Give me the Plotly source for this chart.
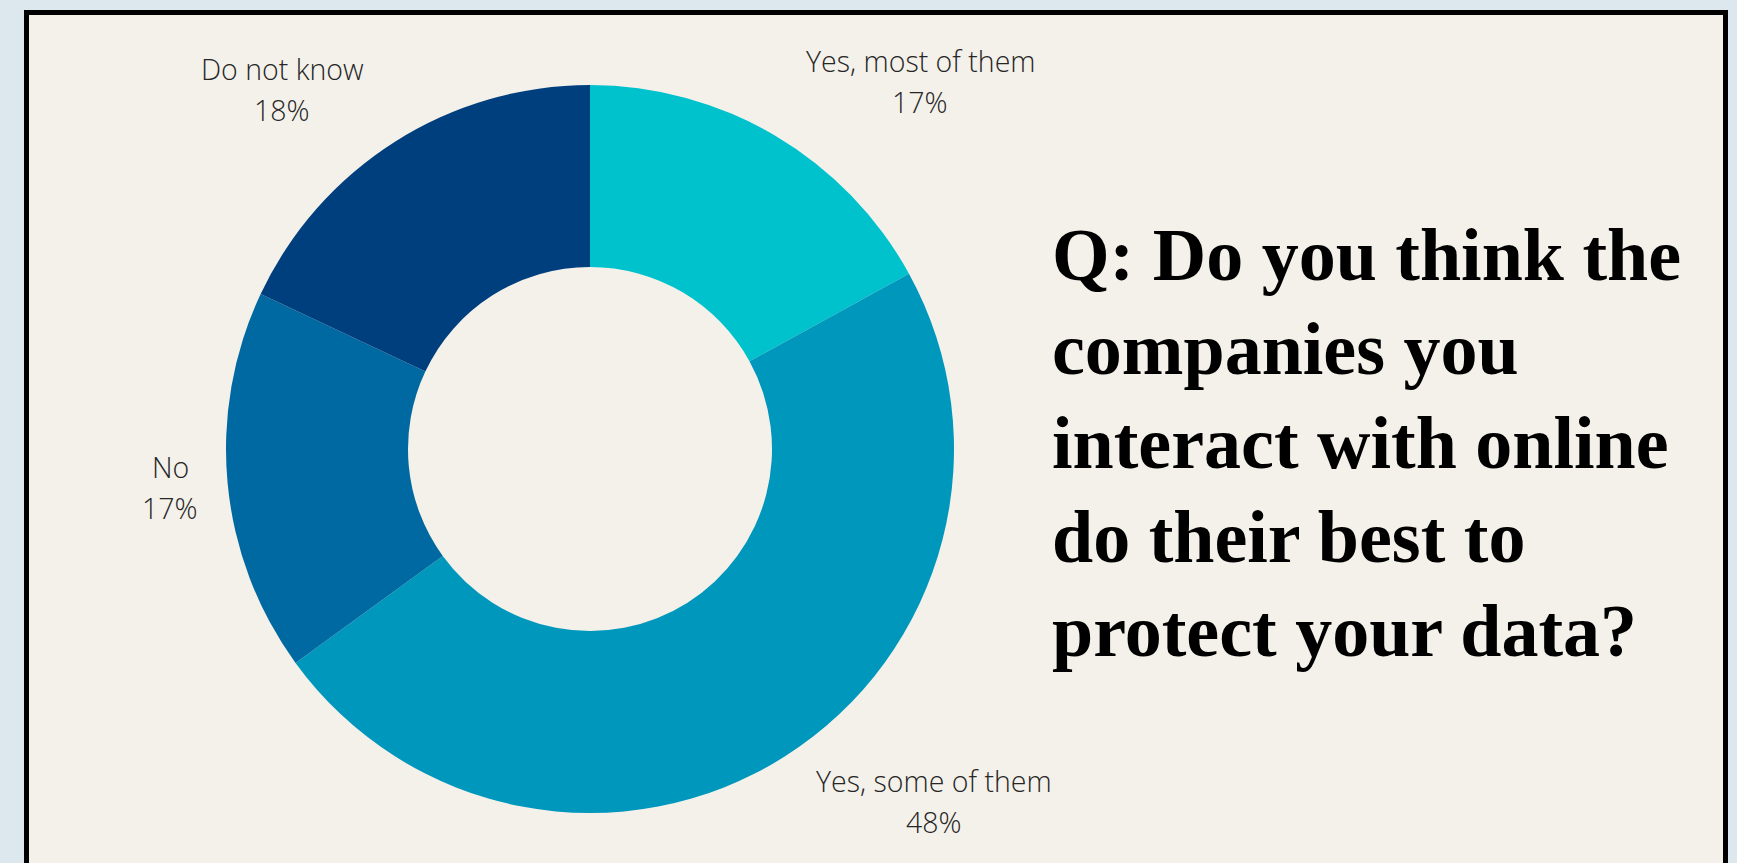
import plotly.graph_objects as go

# Survey answers, in clockwise order from 12 o'clock
answers = ["Yes, most of them", "Yes, some of them", "No", "Do not know"]
shares = [17, 48, 17, 18]
slice_colors = ["#00c2cc", "#0097bd", "#0069a1", "#003f7e"]

# Where each answer's caption sits (pixel centre of the two-line block)
caption_x = [920, 934, 170, 282]
caption_y = [82, 802, 488, 90]

question_lines = [
    "Q: Do you think the",
    "companies you",
    "interact with online",
    "do their best to",
    "protect your data?",
]

W, H = 1737, 863
OUTER_BG = "#dce8ee"
PANEL_BG = "#f4f1ea"


def px_x(x):
    return x / W


def px_y(y):
    return 1 - y / H


# Donut placement in pixels
cx, cy, r = 590, 449, 364

fig = go.Figure(
    go.Pie(
        labels=answers,
        values=shares,
        marker=dict(colors=slice_colors, line=dict(width=0)),
        hole=0.5,
        sort=False,
        direction="clockwise",
        rotation=0,
        textinfo="none",
        hoverinfo="label+percent",
        showlegend=False,
        domain=dict(x=[px_x(cx - r), px_x(cx + r)], y=[px_y(cy + r), px_y(cy - r)]),
    )
)

annotations = []
label_font = dict(family="Open Sans", size=28.5, color="#262626", weight=300)
for name, val, x, y in zip(answers, shares, caption_x, caption_y):
    annotations.append(dict(
        text=name, x=px_x(x), y=px_y(y - 21), xref="paper", yref="paper",
        xanchor="center", yanchor="middle", showarrow=False, font=label_font,
    ))
    annotations.append(dict(
        text=f"{val}%", x=px_x(x), y=px_y(y + 20), xref="paper", yref="paper",
        xanchor="center", yanchor="middle", showarrow=False, font=label_font,
    ))

q_font = dict(family="Liberation Serif", size=74, color="#000000", weight="bold")
first_baseline, line_gap = 278, 94
for i, line in enumerate(question_lines):
    baseline = first_baseline + i * line_gap
    annotations.append(dict(
        text=line, x=px_x(1050), y=px_y(baseline - 23), xref="paper", yref="paper",
        xanchor="left", yanchor="middle", showarrow=False, font=q_font,
    ))

fig.update_layout(
    width=W,
    height=H,
    margin=dict(l=0, r=0, t=0, b=0),
    paper_bgcolor=OUTER_BG,
    plot_bgcolor=OUTER_BG,
    annotations=annotations,
    shapes=[
        dict(
            type="rect", xref="paper", yref="paper", layer="below",
            x0=px_x(26.5), x1=px_x(1725.5), y0=px_y(12.5), y1=px_y(900),
            fillcolor=PANEL_BG, line=dict(color="#000000", width=5),
        )
    ],
)

fig.write_html("out.html", config={"displayModeBar": False})
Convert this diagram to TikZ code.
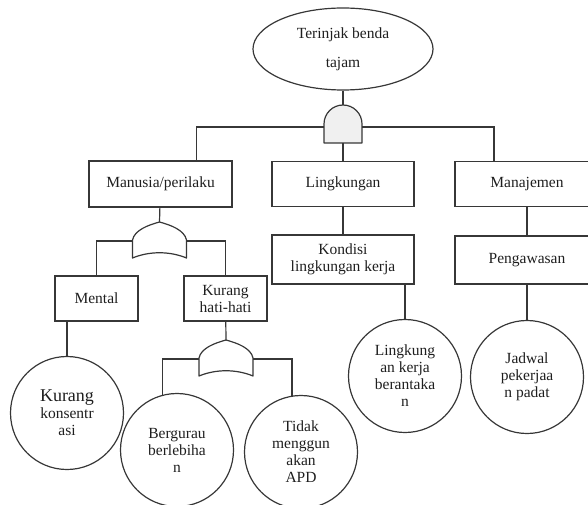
\documentclass[tikz,border=0pt]{standalone}
\usepackage{fontspec}
\setmainfont{Liberation Serif}
\usetikzlibrary{shapes.geometric, calc}
\definecolor{ftline}{RGB}{55,55,55}
\definecolor{fttext}{RGB}{30,30,30}
\definecolor{gatefill}{RGB}{240,240,240}

\begin{document}
\begin{tikzpicture}[
    x=1pt, y=1pt,
    font=\fontsize{15.5}{17}\selectfont,
    line width=1.2pt,
    topev/.style = {ellipse, draw=ftline, text=fttext, minimum width=180pt,
                    minimum height=82pt, align=center, inner sep=0pt},
    box/.style   = {rectangle, draw=ftline, text=fttext, align=center,
                    minimum height=45pt, inner sep=2pt},
    basic/.style = {circle, draw=ftline, text=fttext, align=center,
                    minimum size=113pt, inner sep=0pt},
    link/.style  = {draw=ftline},
    gate/.style  = {draw=ftline, line join=round},
    andgate/.pic = {
      \draw[gate, fill=gatefill] (-19,-19) -- (-19,0)
        arc[start angle=180, end angle=0, radius=19pt] -- (19,-19) -- cycle;
      \coordinate (-in) at (0,19);
      \coordinate (-out) at (0,-19);
      \coordinate (-l) at (-19,-3);
      \coordinate (-r) at (19,-3);
    },
    orgate/.pic = {
      \draw[gate, fill=white] (-27,-18) .. controls (-25,-8) and (-11,-3) .. (0,0)
        .. controls (11,-3) and (25,-8) .. (27,-18) -- (27,-36)
        .. controls (10,-29) and (-10,-29) .. (-27,-36) -- cycle;
      \coordinate (-out) at (0,0);
      \coordinate (-l) at (-27,-19);
      \coordinate (-r) at (27,-19);
    },
]
\useasboundingbox (0,0) rectangle (588,504);
\clip (0,0) rectangle (588,504);

% ---- top event ---------------------------------------------------------------
\node[topev] (event) at (343,455) {Terinjak benda\\[12pt]tajam};
\pic (gA) at (343,380) {andgate};

% ---- causes --------------------------------------------------------------------
\node[box, minimum width=143pt, minimum height=46pt] (manusia) at (160.5,320) {Manusia/perilaku};
\node[box, minimum width=142pt] (lingk) at (343,320) {Lingkungan};
\node[box, minimum width=144pt] (manaj) at (527,320) {Manajemen};
\node[box, minimum width=142pt, minimum height=49pt] (kondisi) at (343,244.5) {Kondisi\\lingkungan kerja};
\node[box, minimum width=144pt, minimum height=48pt] (awas) at (527,244) {Pengawasan};

\pic (gB) at (159.5,282) {orgate};
\node[box, minimum width=83pt] (mental) at (96.5,205.5) {Mental};
\node[box, minimum width=83pt] (hati) at (225.5,205.5) {Kurang\\hati-hati};
\pic (gC) at (226,164) {orgate};

% ---- basic events ----------------------------------------------------------------
\node[basic] (konsen) at (67,91) {{\fontsize{18}{20}\selectfont Kurang}\\konsentr\\asi};
\node[basic] (gurau) at (177,54) {Bergurau\\berlebiha\\n};
\node[basic] (apd) at (301,52) {Tidak\\menggun\\akan\\APD};
\node[basic] (berantak) at (405,128) {Lingkung\\an kerja\\berantaka\\n};
\node[basic] (jadwal) at (527,127) {Jadwal\\pekerjaa\\n padat};

% ---- connectors ------------------------------------------------------------------
\draw[link] (event) -- (gA-in);
\draw[link] (gA-l) -| ([xshift=36pt]manusia.north);
\draw[link] (gA-r) -| ([xshift=-33pt]manaj.north);
\draw[link] (gA-out) -- (lingk.north);

\draw[link] (manusia) -- (gB-out);
\draw[link] (gB-l) -| (mental.north);
\draw[link] (gB-r) -| (hati.north);
\draw[link] (konsen.north |- mental.south) -- (konsen.north);
\draw[link] (hati) -- (gC-out);
\draw[link] (gC-l) -| (gurau.105);
\draw[link] (gC-r) -| (apd.99);

\draw[link] (lingk) -- (kondisi);
\draw[link] (berantak.north |- kondisi.south) -- (berantak.north);
\draw[link] (manaj) -- (awas);
\draw[link] (awas) -- (jadwal);
\end{tikzpicture}
\end{document}
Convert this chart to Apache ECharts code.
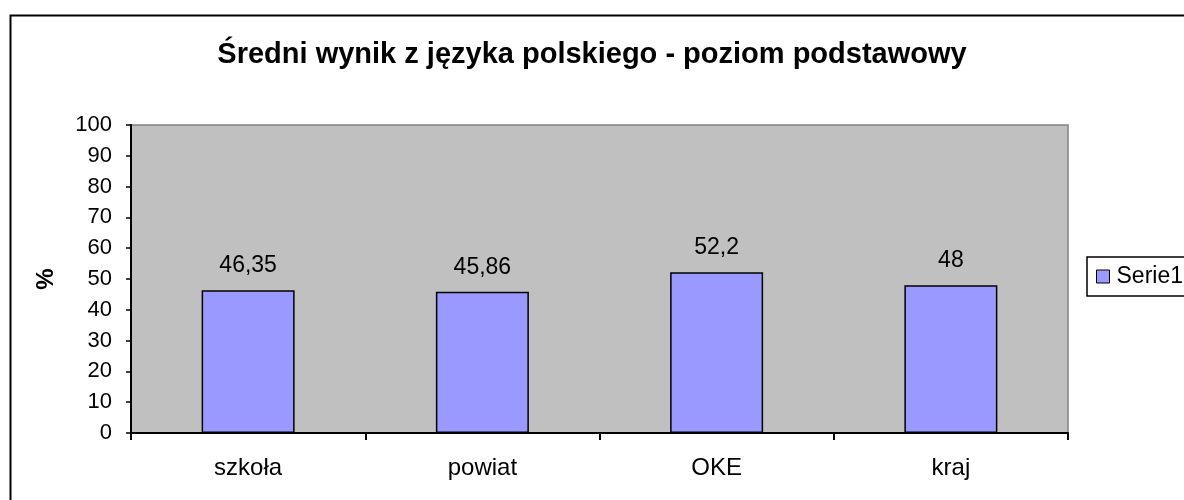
□ □ □ □
Repeat the material above verbatim. Leave the pictures behind.

Give me the Plotly source for this chart.
import plotly.graph_objects as go

# Survey answers, in clockwise order from 12 o'clock
answers = ["Yes, most of them", "Yes, some of them", "No", "Do not know"]
shares = [17, 48, 17, 18]
slice_colors = ["#00c2cc", "#0097bd", "#0069a1", "#003f7e"]

# Where each answer's caption sits (pixel centre of the two-line block)
caption_x = [920, 934, 170, 282]
caption_y = [82, 802, 488, 90]

question_lines = [
    "Q: Do you think the",
    "companies you",
    "interact with online",
    "do their best to",
    "protect your data?",
]

W, H = 1737, 863
OUTER_BG = "#dce8ee"
PANEL_BG = "#f4f1ea"


def px_x(x):
    return x / W


def px_y(y):
    return 1 - y / H


# Donut placement in pixels
cx, cy, r = 590, 449, 364

fig = go.Figure(
    go.Pie(
        labels=answers,
        values=shares,
        marker=dict(colors=slice_colors, line=dict(width=0)),
        hole=0.5,
        sort=False,
        direction="clockwise",
        rotation=0,
        textinfo="none",
        hoverinfo="label+percent",
        showlegend=False,
        domain=dict(x=[px_x(cx - r), px_x(cx + r)], y=[px_y(cy + r), px_y(cy - r)]),
    )
)

annotations = []
label_font = dict(family="Open Sans", size=28.5, color="#262626", weight=300)
for name, val, x, y in zip(answers, shares, caption_x, caption_y):
    annotations.append(dict(
        text=name, x=px_x(x), y=px_y(y - 21), xref="paper", yref="paper",
        xanchor="center", yanchor="middle", showarrow=False, font=label_font,
    ))
    annotations.append(dict(
        text=f"{val}%", x=px_x(x), y=px_y(y + 20), xref="paper", yref="paper",
        xanchor="center", yanchor="middle", showarrow=False, font=label_font,
    ))

q_font = dict(family="Liberation Serif", size=74, color="#000000", weight="bold")
first_baseline, line_gap = 278, 94
for i, line in enumerate(question_lines):
    baseline = first_baseline + i * line_gap
    annotations.append(dict(
        text=line, x=px_x(1050), y=px_y(baseline - 23), xref="paper", yref="paper",
        xanchor="left", yanchor="middle", showarrow=False, font=q_font,
    ))

fig.update_layout(
    width=W,
    height=H,
    margin=dict(l=0, r=0, t=0, b=0),
    paper_bgcolor=OUTER_BG,
    plot_bgcolor=OUTER_BG,
    annotations=annotations,
    shapes=[
        dict(
            type="rect", xref="paper", yref="paper", layer="below",
            x0=px_x(26.5), x1=px_x(1725.5), y0=px_y(12.5), y1=px_y(900),
            fillcolor=PANEL_BG, line=dict(color="#000000", width=5),
        )
    ],
)

fig.write_html("out.html", config={"displayModeBar": False})
Convert this diagram to TikZ code.
\documentclass[tikz,border=0pt]{standalone}
\usepackage{fontspec}
\setmainfont{Liberation Serif}
\usetikzlibrary{shapes.geometric, calc}
\definecolor{ftline}{RGB}{55,55,55}
\definecolor{fttext}{RGB}{30,30,30}
\definecolor{gatefill}{RGB}{240,240,240}

\begin{document}
\begin{tikzpicture}[
    x=1pt, y=1pt,
    font=\fontsize{15.5}{17}\selectfont,
    line width=1.2pt,
    topev/.style = {ellipse, draw=ftline, text=fttext, minimum width=180pt,
                    minimum height=82pt, align=center, inner sep=0pt},
    box/.style   = {rectangle, draw=ftline, text=fttext, align=center,
                    minimum height=45pt, inner sep=2pt},
    basic/.style = {circle, draw=ftline, text=fttext, align=center,
                    minimum size=113pt, inner sep=0pt},
    link/.style  = {draw=ftline},
    gate/.style  = {draw=ftline, line join=round},
    andgate/.pic = {
      \draw[gate, fill=gatefill] (-19,-19) -- (-19,0)
        arc[start angle=180, end angle=0, radius=19pt] -- (19,-19) -- cycle;
      \coordinate (-in) at (0,19);
      \coordinate (-out) at (0,-19);
      \coordinate (-l) at (-19,-3);
      \coordinate (-r) at (19,-3);
    },
    orgate/.pic = {
      \draw[gate, fill=white] (-27,-18) .. controls (-25,-8) and (-11,-3) .. (0,0)
        .. controls (11,-3) and (25,-8) .. (27,-18) -- (27,-36)
        .. controls (10,-29) and (-10,-29) .. (-27,-36) -- cycle;
      \coordinate (-out) at (0,0);
      \coordinate (-l) at (-27,-19);
      \coordinate (-r) at (27,-19);
    },
]
\useasboundingbox (0,0) rectangle (588,504);
\clip (0,0) rectangle (588,504);

% ---- top event ---------------------------------------------------------------
\node[topev] (event) at (343,455) {Terinjak benda\\[12pt]tajam};
\pic (gA) at (343,380) {andgate};

% ---- causes --------------------------------------------------------------------
\node[box, minimum width=143pt, minimum height=46pt] (manusia) at (160.5,320) {Manusia/perilaku};
\node[box, minimum width=142pt] (lingk) at (343,320) {Lingkungan};
\node[box, minimum width=144pt] (manaj) at (527,320) {Manajemen};
\node[box, minimum width=142pt, minimum height=49pt] (kondisi) at (343,244.5) {Kondisi\\lingkungan kerja};
\node[box, minimum width=144pt, minimum height=48pt] (awas) at (527,244) {Pengawasan};

\pic (gB) at (159.5,282) {orgate};
\node[box, minimum width=83pt] (mental) at (96.5,205.5) {Mental};
\node[box, minimum width=83pt] (hati) at (225.5,205.5) {Kurang\\hati-hati};
\pic (gC) at (226,164) {orgate};

% ---- basic events ----------------------------------------------------------------
\node[basic] (konsen) at (67,91) {{\fontsize{18}{20}\selectfont Kurang}\\konsentr\\asi};
\node[basic] (gurau) at (177,54) {Bergurau\\berlebiha\\n};
\node[basic] (apd) at (301,52) {Tidak\\menggun\\akan\\APD};
\node[basic] (berantak) at (405,128) {Lingkung\\an kerja\\berantaka\\n};
\node[basic] (jadwal) at (527,127) {Jadwal\\pekerjaa\\n padat};

% ---- connectors ------------------------------------------------------------------
\draw[link] (event) -- (gA-in);
\draw[link] (gA-l) -| ([xshift=36pt]manusia.north);
\draw[link] (gA-r) -| ([xshift=-33pt]manaj.north);
\draw[link] (gA-out) -- (lingk.north);

\draw[link] (manusia) -- (gB-out);
\draw[link] (gB-l) -| (mental.north);
\draw[link] (gB-r) -| (hati.north);
\draw[link] (konsen.north |- mental.south) -- (konsen.north);
\draw[link] (hati) -- (gC-out);
\draw[link] (gC-l) -| (gurau.105);
\draw[link] (gC-r) -| (apd.99);

\draw[link] (lingk) -- (kondisi);
\draw[link] (berantak.north |- kondisi.south) -- (berantak.north);
\draw[link] (manaj) -- (awas);
\draw[link] (awas) -- (jadwal);
\end{tikzpicture}
\end{document}
Convert this chart to Apache ECharts code.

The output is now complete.